Mr Mitterrand was 47 and married with three children when he met Ms Pingeot, just 20 at the time. There was never a question of leaving Danielle: “He never went back on a decision.”

The death of the Mr Mitterrand’s first son Pascal also, she says, fostered an “invincible tie between a man and a woman”.

While Mr Mitterrand lived with his wife, who herself had a long-term lover, Ms Pingeot lived 10 minutes away in Saint Germain’s sleepy Rue Jacob.

It was his reluctance to leave his wife paradoxically that led to the birth of his only child with Pingeot.
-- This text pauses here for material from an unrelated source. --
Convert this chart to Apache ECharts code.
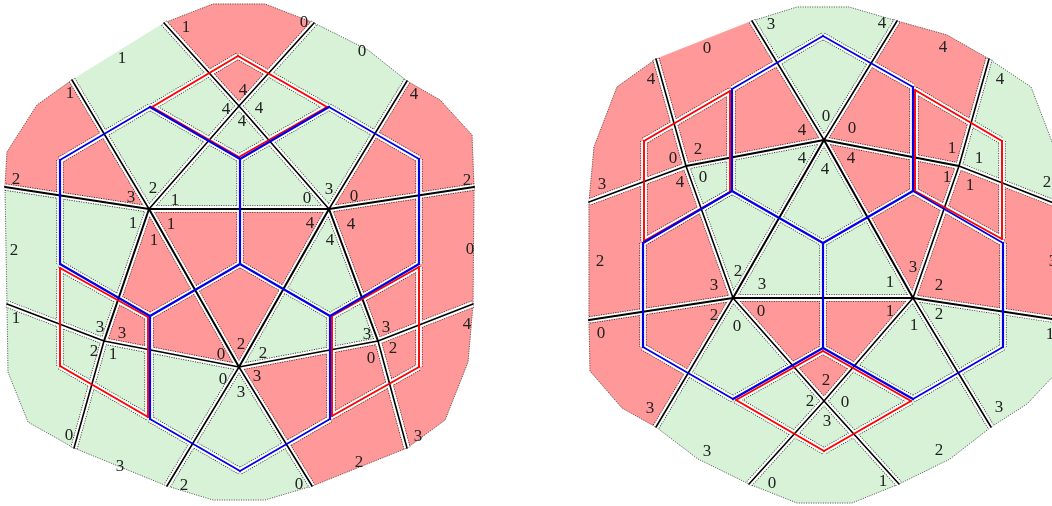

Accepting he would never divorce, she told him she would leave him unless he gave her a child.

He capitulated and in 1974 Mazarine was born: “The only true gift he gave me.”

Their daughter was kept out of the glare of the press until 1994, when Paris Match magazine published a photo of her leaving a restaurant with her father.

But it was her account of his death that has drawn most interest. On January 8 1996, the President, aged 79 and suffering from prostrate cancer, was bed-bound and hovering between consciousness and sleep.

Ms Pingeot says he had made it clear that when his “brain switched off” he “didn’t want to remain in that state”. That evening she called his doctor, who told her to go home to Rue Jacob.

She believes he gave him an injection “to end things”: this was never confirmed by his doctor Jean-Pierre Tarot, and, Mr Short adds, is simply a “supposition”.

Both Danielle Mitterrand and Anne Pingeot attended his funeral.